[Short task] Each line in the material below, starting at the one with "What TikZ code" and ending at the one with "width=13pt,minimum height=13pt] (P2)", is to be reproduced exactly; no picture is to be copied.

[Dataset excerpts]
☆ ☆ ☆ ☆
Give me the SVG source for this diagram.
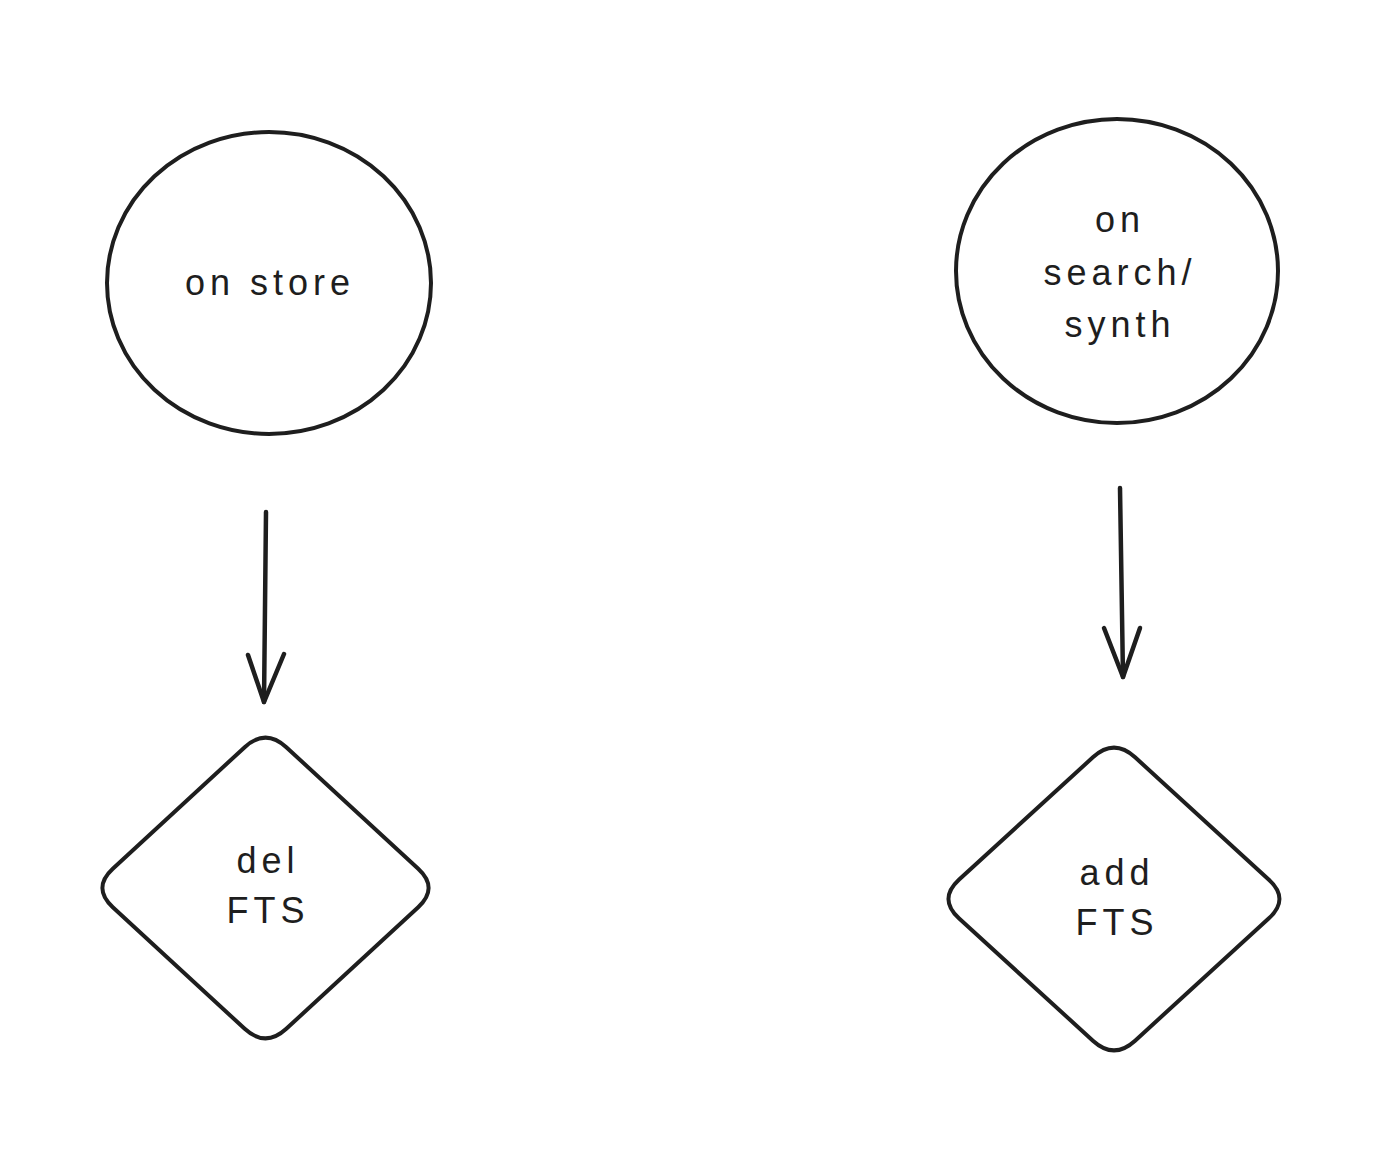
<svg xmlns="http://www.w3.org/2000/svg" width="1396" height="1150" viewBox="0 0 1396 1150">
<style>
.shape{fill:none;stroke:#1e1e1e;stroke-width:4;stroke-linejoin:round;stroke-linecap:round}
.conn{fill:none;stroke:#1e1e1e;stroke-width:4.5;stroke-linecap:round;stroke-linejoin:round}
.lbl{font-family:"Liberation Sans","Noto Sans",sans-serif;font-size:36px;fill:#1e1e1e;text-anchor:middle;letter-spacing:5px}
</style>
<rect width="1396" height="1150" fill="#ffffff"/>
<g id="node-on-store">
<ellipse class="shape" cx="269" cy="283" rx="162" ry="151"/>
<text class="lbl" x="270" y="295">on store</text>
</g>
<g id="node-on-search-synth">
<ellipse class="shape" cx="1117" cy="271" rx="161" ry="152"/>
<text class="lbl" x="1120" y="232">on</text>
<text class="lbl" x="1120" y="285">search/</text>
<text class="lbl" x="1120" y="337">synth</text>
</g>
<g id="node-del-fts">
<path class="shape" d="M244.7,747.2 Q265.5,728 286.3,747.2 L418.2,868.8 Q439,888 418.2,907.2 L286.3,1028.8 Q265.5,1048 244.7,1028.8 L112.8,907.2 Q92,888 112.8,868.8 Z"/>
<text class="lbl" x="268" y="873">del</text>
<text class="lbl" x="268" y="923">FTS</text>
</g>
<g id="node-add-fts">
<path class="shape" d="M1092.9,757.3 Q1114,738 1135.1,757.3 L1268.9,879.7 Q1290,899 1268.9,918.3 L1135.1,1040.7 Q1114,1060 1092.9,1040.7 L958.9,918.3 Q938,899 958.9,879.7 Z"/>
<text class="lbl" x="1117" y="885">add</text>
<text class="lbl" x="1117" y="935">FTS</text>
</g>
<g id="connectors">
<path class="conn" d="M266,512 L264,702"/>
<path class="conn" d="M248,655 L264,702 L284,654"/>
<path class="conn" d="M1120,488 L1123,677"/>
<path class="conn" d="M1104,628 L1123,677 L1140,628"/>
</g>
</svg>
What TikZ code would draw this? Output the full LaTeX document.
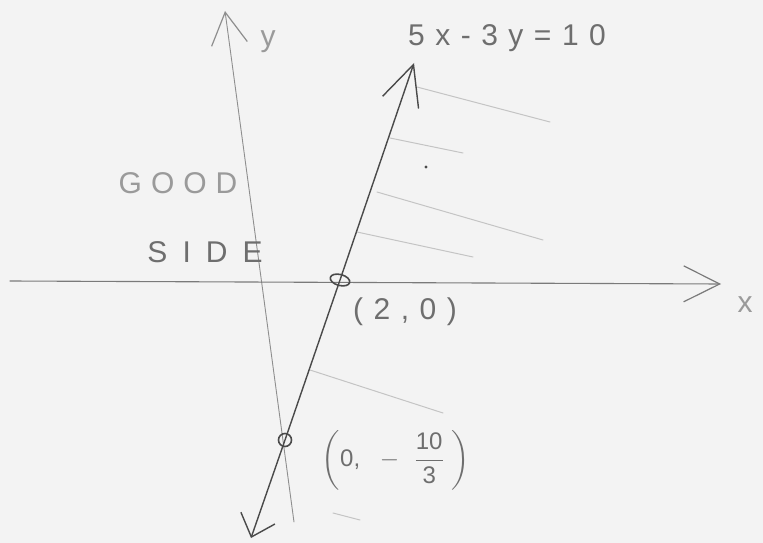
\documentclass[tikz,border=0pt]{standalone}
\usepackage{fontspec}
\usepackage{amsmath}
\setmainfont{Liberation Sans}
\usetikzlibrary{arrows.meta,shapes.geometric}
\definecolor{paper}{HTML}{F3F3F3}
\definecolor{pencil}{HTML}{4A4A4A}
\definecolor{axisgray}{HTML}{7A7A7A}
\definecolor{yaxisgray}{HTML}{8E8E8E}
\definecolor{hatchgray}{HTML}{C4C4C4}
\definecolor{textgray}{HTML}{6E6E6E}
\definecolor{lighttext}{HTML}{9A9A9A}
\begin{document}
\begin{tikzpicture}[x=1pt,y=-1pt,
  xaxisline/.style={draw=axisgray,line width=1.1pt,line cap=round},
  yaxisline/.style={draw=yaxisgray,line width=0.9pt,line cap=round},
  mainline/.style={draw=pencil,line width=1.4pt,line cap=round},
  hatchline/.style={draw=hatchgray,line width=1pt,line cap=round},
  ptmark/.style={ellipse,draw=pencil,line width=1.6pt,inner sep=0pt},
  lbl/.style={inner sep=0pt,font=\fontsize{30}{32}\selectfont\addfontfeatures{LetterSpace=35}},
  ybarb/.tip={Straight Barb[length=32pt,width=36pt,line width=1.2pt]},
  xbarb/.tip={Straight Barb[length=36pt,width=36pt,line width=1.2pt]},
  topbarb/.tip={Straight Barb[length=40pt,width=38pt,line width=1.4pt]},
  botbarb/.tip={Straight Barb[length=20pt,width=36pt,line width=1.4pt]}
]
\fill[paper] (0,0) rectangle (763,543);
\useasboundingbox (0,0) rectangle (763,543);

% coordinates
\coordinate (ytop) at (225,11);
\coordinate (ybot) at (294,522);
\coordinate (xleft) at (10,281);
\coordinate (xright) at (721,284);
\coordinate (ltop) at (414,63);
\coordinate (lbot) at (251,538);

% hatching
\draw[hatchline] (417,87) -- (550,122);
\draw[hatchline] (390,138) -- (463,153);
\draw[hatchline] (377,192) -- (543,240);
\draw[hatchline] (357,232) -- (473,257);
\draw[hatchline] (310,370) -- (443,413);
\draw[hatchline] (333,513) -- (360,520);
\fill[pencil] (426,167) circle (1.6pt);

% axes
\draw[yaxisline,-{ybarb}] (ybot) -- (ytop);
\draw[xaxisline,-{xbarb}] (xleft) -- (xright);

% points
\node[ptmark,rotate=-15,minimum width=20pt,minimum height=11pt] (P1) at (340,280) {};
\node[ptmark,minimum width=13pt,minimum height=13pt] (P2) at (285,440) {};

% main line
\draw[mainline,{botbarb}-{topbarb}] (lbot) -- (P2.center) -- (P1.center) -- (ltop);

% labels
\node[lbl,text=lighttext] (ylab) at (268,42) {y};
\node[lbl,text=lighttext] (xlab) at (745,305) {x};
\node[lbl,text=textgray] (eq) at (507,38) {5x-3y=10};
\node[lbl,text=lighttext,font=\fontsize{30}{32}\selectfont\addfontfeatures{LetterSpace=30}] (good) at (178,183) {GOOD};
\node[lbl,text=textgray,font=\fontsize{30}{32}\selectfont\addfontfeatures{LetterSpace=50}] (side) at (205,252) {SIDE};
\node[lbl,text=textgray] (l1) at (405,312) {(2,0)};
\node[inner sep=0pt,text=textgray,font=\fontsize{24}{26}\selectfont] (l2) at (396,460)
  {$\left(\text{0,}\hspace{14pt}-\hspace{10pt}\dfrac{\text{10}}{\text{3}}\hspace{8pt}\right)$};
\end{tikzpicture}
\end{document}
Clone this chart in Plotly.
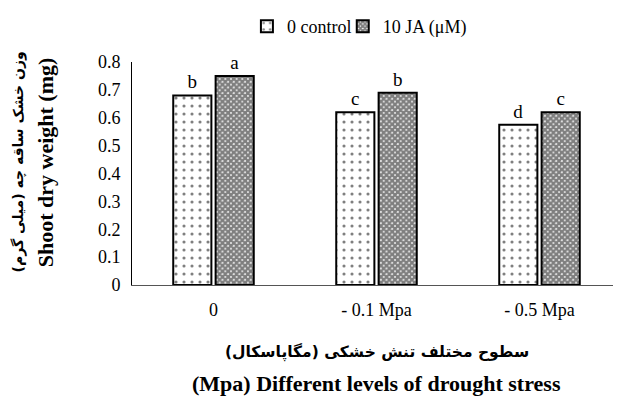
import plotly.graph_objects as go

categories = ["0", "- 0.1 Mpa", "- 0.5 Mpa"]
control_vals = [0.68, 0.62, 0.575]
ja_vals = [0.75, 0.69, 0.62]
control_letters = ["b", "c", "d"]
ja_letters = ["a", "b", "c"]
y_ticks = [0, 0.1, 0.2, 0.3, 0.4, 0.5, 0.6, 0.7, 0.8]

FONT = "Liberation Serif"

fig = go.Figure()
fig.add_trace(go.Bar(
    x=categories, y=control_vals, name="0 control",
    text=control_letters, textposition="outside",
    textfont=dict(family=FONT, size=19, color="black"),
    marker=dict(color="white", line=dict(color="black", width=2),
                pattern=dict(shape=".", fgcolor="black", bgcolor="white", size=8, solidity=0.12)),
    cliponaxis=False, legend="legend",
))
fig.add_trace(go.Bar(
    x=categories, y=ja_vals, name="10 JA (\u03bcM)",
    text=ja_letters, textposition="outside",
    textfont=dict(family=FONT, size=19, color="black"),
    marker=dict(color="white", line=dict(color="black", width=2),
                pattern=dict(shape="x", fgcolor="black", bgcolor="white", size=4, solidity=0.85)),
    cliponaxis=False, legend="legend2",
))

legend_common = dict(orientation="h", yref="container", y=1, xanchor="left", yanchor="top",
                     font=dict(family=FONT, size=18), itemwidth=30,
                     bgcolor="rgba(0,0,0,0)")

fig.update_layout(
    width=613, height=392,
    margin=dict(l=124, r=0, t=54, b=115, autoexpand=False),
    paper_bgcolor="white", plot_bgcolor="white",
    barmode="group", bargap=0.48, bargroupgap=0.1,
    font=dict(family=FONT, size=18, color="black"),
    showlegend=True,
    legend=dict(x=0.235, **legend_common),
    legend2=dict(x=0.431, **legend_common),
    xaxis=dict(showline=True, linecolor="#555", linewidth=1, ticks="",
               tickfont=dict(family=FONT, size=18), showgrid=False, ticklabelstandoff=8),
    yaxis=dict(range=[0, 0.8], tickvals=y_ticks, showline=True, linecolor="black", linewidth=1,
               ticks="", showgrid=False, zeroline=False, ticklabelstandoff=7,
               tickfont=dict(family=FONT, size=18)),
)

fig.add_annotation(
    text="<b>وزن خشک ساقه چه (میلی گرم)\u200f</b>",
    xref="paper", yref="paper", x=-0.233, y=0.55, xanchor="center", yanchor="middle",
    textangle=-90, showarrow=False, font=dict(family="DejaVu Sans", size=14),
)
fig.add_annotation(
    text="<b>Shoot dry weight (mg)</b>",
    xref="paper", yref="paper", x=-0.178, y=0.55, xanchor="center", yanchor="middle",
    textangle=-90, showarrow=False, font=dict(family=FONT, size=22),
)
fig.add_annotation(
    text="<b>سطوح مختلف تنش خشکی (مگاپاسکال)\u200f</b>",
    xref="paper", yref="paper", x=0.5, y=-0.30, xanchor="center", yanchor="middle",
    showarrow=False, font=dict(family="DejaVu Sans", size=15.5),
)
fig.add_annotation(
    text="<b>(Mpa) Different levels of drought stress</b>",
    xref="paper", yref="paper", x=0.5, y=-0.44, xanchor="center", yanchor="middle",
    showarrow=False, font=dict(family=FONT, size=22),
)

fig.write_html("out.html")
☆ ☆ ☆ ☆
[Answer to the task]
What TikZ code would draw this? Output the full LaTeX document.
\documentclass[tikz,border=0pt]{standalone}
\usepackage{fontspec}
\usepackage{amsmath}
\setmainfont{Liberation Sans}
\usetikzlibrary{arrows.meta,shapes.geometric}
\definecolor{paper}{HTML}{F3F3F3}
\definecolor{pencil}{HTML}{4A4A4A}
\definecolor{axisgray}{HTML}{7A7A7A}
\definecolor{yaxisgray}{HTML}{8E8E8E}
\definecolor{hatchgray}{HTML}{C4C4C4}
\definecolor{textgray}{HTML}{6E6E6E}
\definecolor{lighttext}{HTML}{9A9A9A}
\begin{document}
\begin{tikzpicture}[x=1pt,y=-1pt,
  xaxisline/.style={draw=axisgray,line width=1.1pt,line cap=round},
  yaxisline/.style={draw=yaxisgray,line width=0.9pt,line cap=round},
  mainline/.style={draw=pencil,line width=1.4pt,line cap=round},
  hatchline/.style={draw=hatchgray,line width=1pt,line cap=round},
  ptmark/.style={ellipse,draw=pencil,line width=1.6pt,inner sep=0pt},
  lbl/.style={inner sep=0pt,font=\fontsize{30}{32}\selectfont\addfontfeatures{LetterSpace=35}},
  ybarb/.tip={Straight Barb[length=32pt,width=36pt,line width=1.2pt]},
  xbarb/.tip={Straight Barb[length=36pt,width=36pt,line width=1.2pt]},
  topbarb/.tip={Straight Barb[length=40pt,width=38pt,line width=1.4pt]},
  botbarb/.tip={Straight Barb[length=20pt,width=36pt,line width=1.4pt]}
]
\fill[paper] (0,0) rectangle (763,543);
\useasboundingbox (0,0) rectangle (763,543);

% coordinates
\coordinate (ytop) at (225,11);
\coordinate (ybot) at (294,522);
\coordinate (xleft) at (10,281);
\coordinate (xright) at (721,284);
\coordinate (ltop) at (414,63);
\coordinate (lbot) at (251,538);

% hatching
\draw[hatchline] (417,87) -- (550,122);
\draw[hatchline] (390,138) -- (463,153);
\draw[hatchline] (377,192) -- (543,240);
\draw[hatchline] (357,232) -- (473,257);
\draw[hatchline] (310,370) -- (443,413);
\draw[hatchline] (333,513) -- (360,520);
\fill[pencil] (426,167) circle (1.6pt);

% axes
\draw[yaxisline,-{ybarb}] (ybot) -- (ytop);
\draw[xaxisline,-{xbarb}] (xleft) -- (xright);

% points
\node[ptmark,rotate=-15,minimum width=20pt,minimum height=11pt] (P1) at (340,280) {};
\node[ptmark,minimum width=13pt,minimum height=13pt] (P2) at (285,440) {};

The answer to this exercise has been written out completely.